Sunday, April 26, 2015

What Humans Do

It makes me so happy that I'm willing to feel my sadness.

Use to, Shame guarded the door to the room that stored my Sadness.

In order to feel my Sadness, I had to encounter Shame.

And Shame was too shameful to be encountered.

Until now.

And now I'm not ashamed of Shame!

And that allows me to enter the Room called Sadness.

And I'm sad.

And that is good.

That is what humans do - they feel sad.

Sunday, April 19, 2015

Too Big, Too Small, Just Right

I was watching a Netflix movie called "The Summit". It is a movie about climbing K2, the second highest mountain in the world. And in it, one of the alpinist said, "Sometimes you dream too big and sometimes you dream too small and sometimes you dream just right."

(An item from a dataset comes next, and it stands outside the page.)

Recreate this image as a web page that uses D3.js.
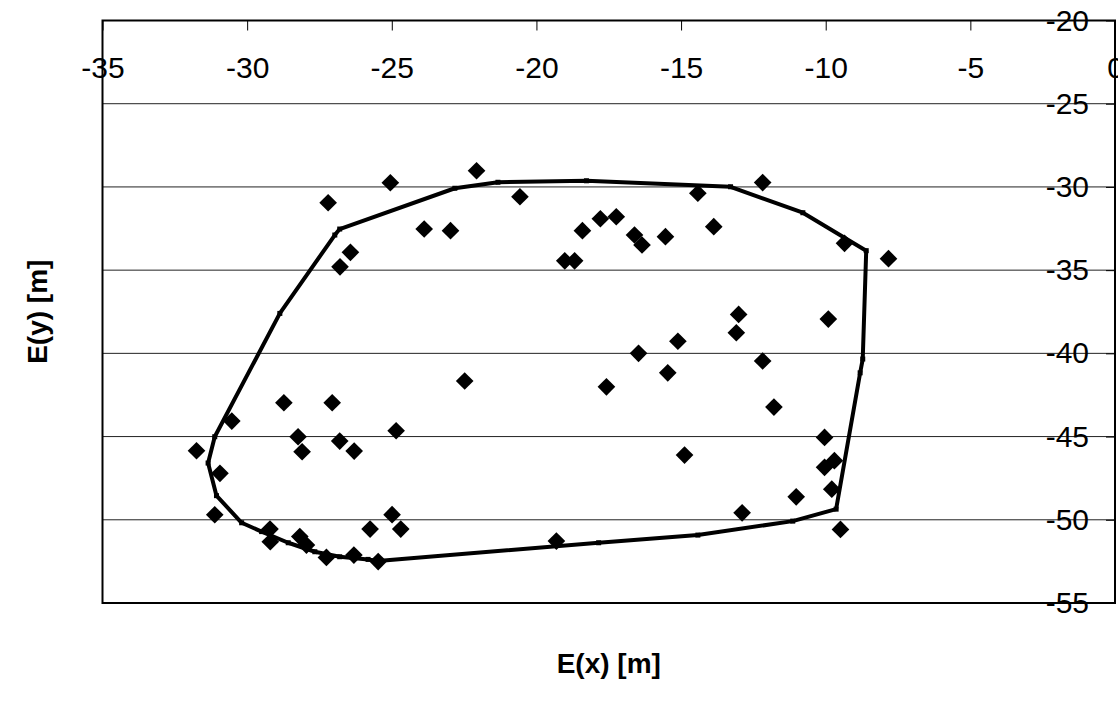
<!DOCTYPE html>
<html>
<head>
<meta charset="utf-8">
<script src="https://cdn.jsdelivr.net/npm/d3@7.9.0/dist/d3.min.js"></script>
<style>
  body { margin: 0; background: #fff; }
  svg { display: block; font-family: "Liberation Sans", Arial, sans-serif; }
  .tick text { font-size: 30px; fill: #000; font-family: "Liberation Sans", Arial, sans-serif; }
  .axis-title { font-size: 28px; font-weight: bold; font-family: "Liberation Sans", Arial, sans-serif; }
</style>
</head>
<body>
<svg id="chart" width="1118" height="704"></svg>
<script>
/* ---------- Data ---------- */
// measured points: E(x), E(y) in metres
const pointX = [
  -27.20, -25.05, -23.88, -22.97, -26.43, -26.79, -22.07, -20.57, -18.41, -17.79,
  -17.24, -16.61, -16.35, -15.54, -19.02, -18.68, -14.42, -13.87, -12.18, -9.35,
  -7.83, -9.91, -13.01, -13.09, -15.11, -16.47,
  -22.48, -17.58, -15.46, -12.18, -11.79, -14.88, -19.31, -12.89, -11.02, -9.49,
  -10.04, -9.70, -10.04, -9.79,
  -28.73, -27.06, -30.53, -24.85, -28.24, -26.80, -31.75, -28.10, -26.30, -30.94,
  -31.12, -24.99, -25.75, -24.69, -29.21, -29.20, -28.18, -27.95, -27.26, -26.31,
  -25.47
];
const pointY = [
  -30.95, -29.75, -32.53, -32.63, -33.93, -34.80, -29.03, -30.59, -32.63, -31.91,
  -31.79, -32.89, -33.49, -32.99, -34.44, -34.44, -30.38, -32.39, -29.74, -33.39,
  -34.31, -37.94, -37.66, -38.76, -39.27, -40.00,
  -41.66, -42.01, -41.17, -40.46, -43.23, -46.11, -51.28, -49.58, -48.62, -50.58,
  -45.05, -46.45, -46.85, -48.16,
  -42.97, -42.97, -44.07, -44.65, -45.01, -45.27, -45.85, -45.91, -45.87, -47.21,
  -49.70, -49.69, -50.56, -50.56, -50.56, -51.32, -51.01, -51.52, -52.26, -52.12,
  -52.51
];

// enclosing outline (closed polygon)
const hullX = [
  -26.80, -22.82, -21.33, -18.27, -13.29, -10.79, -8.60, -8.72, -8.81, -9.64,
  -11.14, -14.42, -17.85, -25.48, -25.82, -26.80, -27.66, -28.58, -29.50, -30.19,
  -31.06, -31.35, -31.12, -28.87, -26.97
];
const hullY = [
  -32.53, -30.08, -29.72, -29.63, -29.99, -31.55, -33.83, -40.34, -41.17, -49.36,
  -50.08, -50.92, -51.38, -52.48, -52.38, -52.22, -51.92, -51.38, -50.71, -50.18,
  -48.55, -46.59, -45.01, -37.60, -32.89
];

const xTicks = [-35, -30, -25, -20, -15, -10, -5, 0];
const yTicks = [-55, -50, -45, -40, -35, -30, -25, -20];

/* ---------- Layout ---------- */
const svg = d3.select('#chart');
const plot = { left: 102.5, right: 1115, top: 20.5, bottom: 603 };

const x = d3.scaleLinear().domain([-35, 0]).range([plot.left, plot.right]);
const y = d3.scaleLinear().domain([-55, -20]).range([plot.bottom, plot.top]);

const plain = d => String(d);   // hyphen-minus, like the original

// horizontal gridlines
svg.append('g')
  .selectAll('line')
  .data(yTicks)
  .join('line')
  .attr('x1', plot.left).attr('x2', plot.right)
  .attr('y1', d => y(d)).attr('y2', d => y(d))
  .attr('stroke', '#222').attr('stroke-width', 1);

// x axis sits on the top edge (crosses at E(y) = -20), labels below it
const xAxis = svg.append('g')
  .attr('transform', `translate(0,${plot.top})`)
  .call(d3.axisBottom(x).tickValues(xTicks).tickFormat(plain)
    .tickSize(10).tickPadding(26));
xAxis.select('.domain').remove();
xAxis.selectAll('.tick line').attr('stroke', '#000').attr('stroke-width', 1);

// y axis sits on the right edge (crosses at E(x) = 0), labels to its left
const yAxis = svg.append('g')
  .attr('transform', `translate(${plot.right},0)`)
  .call(d3.axisLeft(y).tickValues(yTicks).tickFormat(plain)
    .tickSize(9).tickPadding(17));
yAxis.select('.domain').remove();
yAxis.selectAll('.tick line').attr('stroke', '#000').attr('stroke-width', 1);

// frame
svg.append('rect')
  .attr('x', plot.left).attr('y', plot.top)
  .attr('width', plot.right - plot.left).attr('height', plot.bottom - plot.top)
  .attr('fill', 'none').attr('stroke', '#000').attr('stroke-width', 2);

/* ---------- Outline ---------- */
const hull = hullX.map((v, i) => [v, hullY[i]]);
svg.append('path')
  .datum(hull)
  .attr('d', d3.line().x(d => x(d[0])).y(d => y(d[1])).curve(d3.curveLinearClosed))
  .attr('fill', 'none').attr('stroke', '#000').attr('stroke-width', 4)
  .attr('stroke-linejoin', 'round');

svg.append('g')
  .selectAll('rect')
  .data(hull)
  .join('rect')
  .attr('x', d => x(d[0]) - 2.5).attr('y', d => y(d[1]) - 2.5)
  .attr('width', 5).attr('height', 5)
  .attr('fill', '#000');

/* ---------- Points ---------- */
const points = pointX.map((v, i) => [v, pointY[i]]);
const diamond = d3.symbol(d3.symbolSquare, 156);
svg.append('g')
  .selectAll('path')
  .data(points)
  .join('path')
  .attr('d', diamond)
  .attr('transform', d => `translate(${x(d[0])},${y(d[1])}) rotate(45)`)
  .attr('fill', '#000');

/* ---------- Axis titles ---------- */
svg.append('text')
  .attr('class', 'axis-title')
  .attr('x', (plot.left + plot.right) / 2).attr('y', 673)
  .attr('text-anchor', 'middle')
  .text('E(x) [m]');

svg.append('text')
  .attr('class', 'axis-title')
  .attr('transform', `translate(47,${(plot.top + plot.bottom) / 2}) rotate(-90)`)
  .attr('text-anchor', 'middle')
  .text('E(y) [m]');
</script>
</body>
</html>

Something inside of me smiled when he said that.

Normally, I experience shame around dreaming too big. If we did that as children, we were told we were "too big for our britches". My adult version of that is that I concocted wax wings and flew too close to the sun. In other words, I should have known better or shame-on-me-for-being-presumptuous.

Recently, having experienced "dreaming amiss", I am observing my disappointment and shame.

But when the alpinist said that, I thought, "But of course ... that is what we humans do: "Sometimes we dream too big and sometimes we dream too small and sometimes we dream just right."

Good for us!

Monday, April 13, 2015

Confession - Detaching or Embracing?

So I've been told that one way to view "confession of sins" is to view it as a practice that teaches us to  "detach from one's thoughts". In other words, if we successfully detach from our thoughts, then when our thoughts tell us "we have sinned" and we detach from them, then that means we are not "sinners".

So there is a lot of merit to "we are not our sins".

But the flip side to "detaching from our thoughts" is, if we detach from the thoughts that tell us we have sinned, we also have to detach from the thoughts that tell us we are fine.

I would advocate for a different approach. I would champion "confession of sins" because it teaches us to embrace our shadow side; it teaches us that if we go into the world of good and bad, right and wrong, then we have to embrace both.

If our shadow side is when we constrict around our virtues, then when I locate my shadow side (i.e. confess my sins), then I am on my way to finding my virtue.